In thenext post, we will look at Firestone’s sequel book, Holy War in Judaism: The Fall and Rise of a Controversial Idea.

4 thoughts on “Holy War in Islam: Historical Origins

  1. Thank you so much for putting all this effort into your blog. There are not many places I can go to get movies, D&D, and religious history all in one sitting. Even if your religious material doesn’t fetch as many comments, I still enjoy reading it immensely. It’s very rare to find this sort of writing online.

    Have you read the Sira and the Hadith? What sources would you recommend?

  2. Thanks for the feedback, Brian, I’m glad to hear this is useful. Pretty much any translation of the Sira and hadith will do, to get you started. I have Bill Warner’s translations.

  3. I read Bill Warner’s Sira and I completely disagreed with its basic philosophy.

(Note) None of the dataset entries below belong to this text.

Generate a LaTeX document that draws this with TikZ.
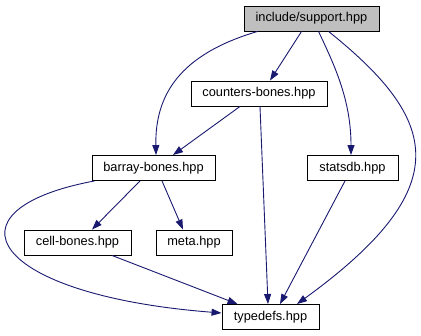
\documentclass[tikz,border=0pt]{standalone}
\usepackage{fontspec}
\setmainfont{Liberation Sans}
\usepackage{xcolor}
\usetikzlibrary{arrows.meta}
\definecolor{edgeblue}{HTML}{191970}

\begin{document}
\begin{tikzpicture}[x=1pt,y=-1pt,
file/.style={draw=black,line width=0.9pt,inner sep=0pt,minimum height=25pt,font=\fontsize{12.8}{14}\selectfont},
dep/.style={edgeblue,line width=0.9pt,-{Triangle[length=10pt,width=7pt]}}]
\useasboundingbox (0,0) rectangle (421,336);
\node[file,fill=gray!50,minimum width=135pt](sup) at (311.5,18.5){include/support.hpp};
\node[file,minimum width=136pt](cnt) at (259,93.5){counters-bones.hpp};
\node[file,minimum width=123pt](bar) at (153.5,168){barray-bones.hpp};
\node[file,minimum width=91pt](sdb) at (352.5,168){statsdb.hpp};
\node[file,minimum width=107pt](cell) at (77.5,242.5){cell-bones.hpp};
\node[file,minimum width=76pt](meta) at (194,242.5){meta.hpp};
\node[file,minimum width=97pt](typ) at (270.5,317){typedefs.hpp};
\draw[dep]([xshift=14pt]sup.south west) .. controls +(-78,23) and +(-1,-60) .. ([xshift=2.5pt]bar.north);
\draw[dep]([xshift=58pt]sup.south west)--([xshift=11pt]cnt.north);
\draw[dep]([xshift=75pt]sup.south west) .. controls +(16,34) and +(0,-55) .. ([xshift=-1.5pt]sdb.north);
\draw[dep]([xshift=85pt]sup.south west) .. controls +(111,89) and +(161,-117) .. ([xshift=26.5pt]typ.north);
\draw[dep]([xshift=-19pt]cnt.south)--([xshift=19.5pt]bar.north);
\draw[dep]([xshift=1pt]cnt.south)--([xshift=-2.5pt]typ.north);
\draw[dep]([xshift=-13.5pt]bar.south)--([xshift=14.5pt]cell.north);
\draw[dep]([xshift=8.5pt]bar.south)--([xshift=-11pt]meta.north);
\draw[dep]([xshift=3pt]bar.south west) .. controls +(-155,29) and +(-232,-18) .. ([yshift=4pt]typ.west);
\draw[dep]([xshift=34.5pt]cell.south)--([xshift=16pt]typ.north west);
\draw[dep]([xshift=-7.5pt]sdb.south)--([xshift=9.5pt]typ.north);
\end{tikzpicture}
\end{document}
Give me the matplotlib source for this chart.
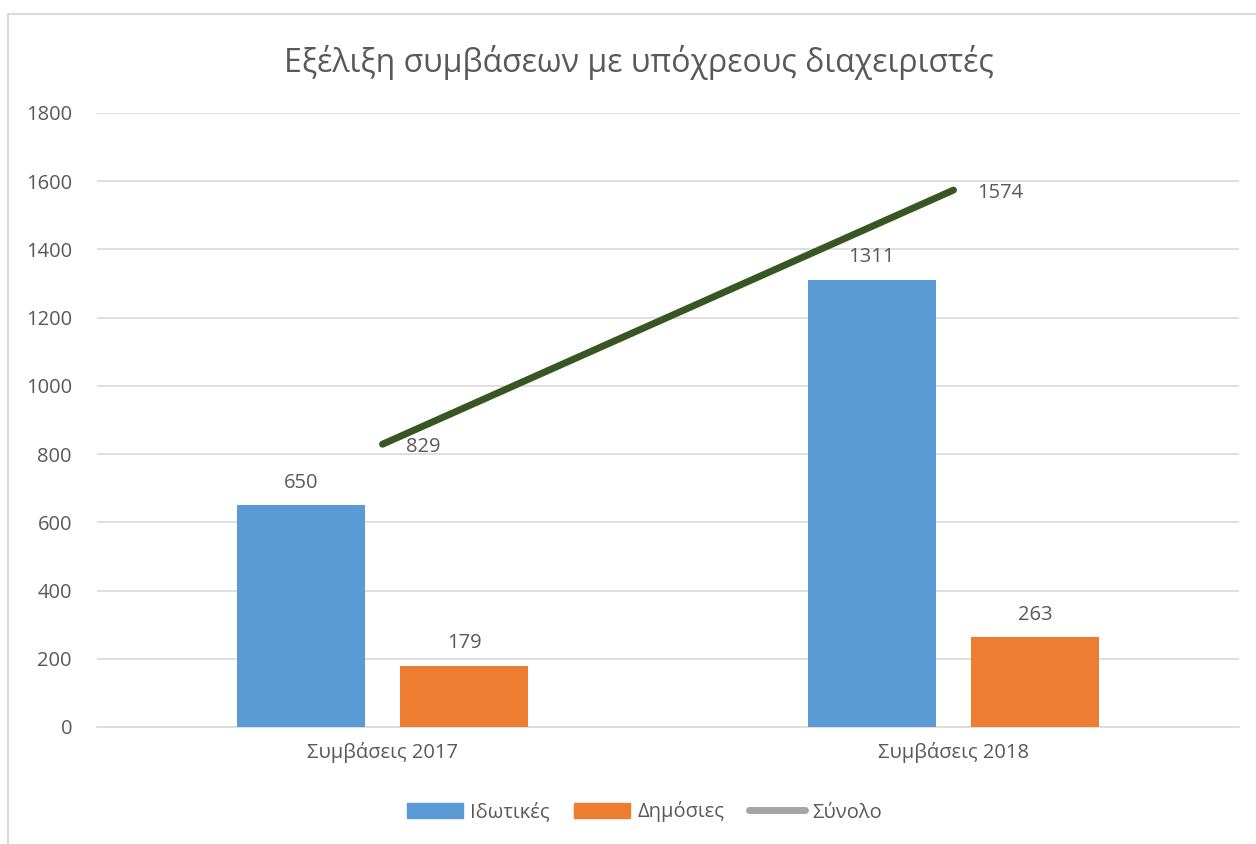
import matplotlib
matplotlib.use("Agg")
import matplotlib.pyplot as plt
from matplotlib.patches import Patch, Rectangle
from matplotlib.lines import Line2D
import numpy as np

plt.rcParams['font.family'] = ['Open Sans', 'DejaVu Sans']

# δεδομένα
categories = ["Συμβάσεις 2017", "Συμβάσεις 2018"]
private = [650, 1311]
public = [179, 263]
total = [829, 1574]
series_names = ["Ιδωτικές", "Δημόσιες", "Σύνολο"]
yticks = [0, 200, 400, 600, 800, 1000, 1200, 1400, 1600, 1800]

blue = "#5B9BD5"
orange = "#ED7D31"
green = "#375623"
text_col = "#595959"
grid_col = "#D9D9D9"

fig = plt.figure(figsize=(12.56, 8.44), dpi=100)
# περίγραμμα
fig.patches.append(Rectangle((8 / 1256, -0.1), 1.2, 1 - 14 / 844 + 0.1,
                             transform=fig.transFigure, fill=False,
                             edgecolor="#D9D9D9", linewidth=1.5))

ax = fig.add_axes((97 / 1256, 1 - 727 / 844, 1142 / 1256, 614 / 844))

x = np.arange(len(categories))
w = 0.224
off = 0.143
b1 = ax.bar(x - off, private, w, color=blue, zorder=3)
b2 = ax.bar(x + off, public, w, color=orange, zorder=3)
ax.plot(x, total, color=green, linewidth=5, solid_capstyle="round", zorder=4)

for rect, v in zip(b1, private):
    ax.annotate(str(v), (rect.get_x() + rect.get_width() / 2, v),
                xytext=(0, 9), textcoords="offset points", ha="center",
                va="bottom", fontsize=14.5, color=text_col)
for rect, v in zip(b2, public):
    ax.annotate(str(v), (rect.get_x() + rect.get_width() / 2, v),
                xytext=(0, 9), textcoords="offset points", ha="center",
                va="bottom", fontsize=14.5, color=text_col)
for xi, v in zip(x, total):
    ax.annotate(str(v), (xi, v), xytext=(17, -2), textcoords="offset points",
                ha="left", va="center", fontsize=14.5, color=text_col)

ax.set_xlim(-0.5, 1.5)
ax.set_ylim(0, 1800)
ax.set_yticks(yticks)
ax.set_xticks(x)
ax.set_xticklabels(categories)
ax.tick_params(axis="both", length=0, labelsize=14.5, colors=text_col)
ax.tick_params(axis="y", pad=18)
ax.tick_params(axis="x", pad=11)
ax.grid(axis="y", color=grid_col, linewidth=1.2, zorder=0)
for s in ["top", "right", "left"]:
    ax.spines[s].set_visible(False)
ax.spines["bottom"].set_color(grid_col)
ax.spines["bottom"].set_linewidth(1.2)

fig.text(0.509, 1 - 62 / 844, "Εξέλιξη συμβάσεων με υπόχρεους διαχειριστές",
         ha="center", va="center", fontsize=23, color=text_col)

handles = [Patch(color=blue), Patch(color=orange),
           Line2D([0], [0], color="#A5A5A5", linewidth=5, solid_capstyle="round")]
fig.legend(handles, series_names, loc="center", bbox_to_anchor=(0.513, 1 - 812 / 844),
           ncol=3, frameon=False, fontsize=14.5, labelcolor=text_col,
           handlelength=2.8, handleheight=0.8, handletextpad=0.35, columnspacing=1.2)

fig.savefig("out.png", dpi=100)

    I find his decision to remove all miracles from the original source indefensible, especially considering that miracles were quite common. He was doing this to make his source as “accurate” as possible, but reading Ibn Ishaq’s original with miracles throughout helps show the reader just how inaccurate these texts really are. Bill Warner obviously wants people to think that Mohammed was a bloodthirsty marauder and rapist (which of course we have no reason to doubt) so he doesn’t want them to question any the atrocities depicted in the Sira, so he has chosen to remove all of the miraculous material. But the reality is, in a text rife with the supernatural, when we have no competing non-Muslim sources, we should doubt the truth of many of the events in Mohammed’s biography. The “criterion of embarrassment” doesn’t apply, because most people in late antiquity would naturally admire a successful warlord-rapist.

    I thought it was passable as Cliff-notes, but I don’t think it stands on its own.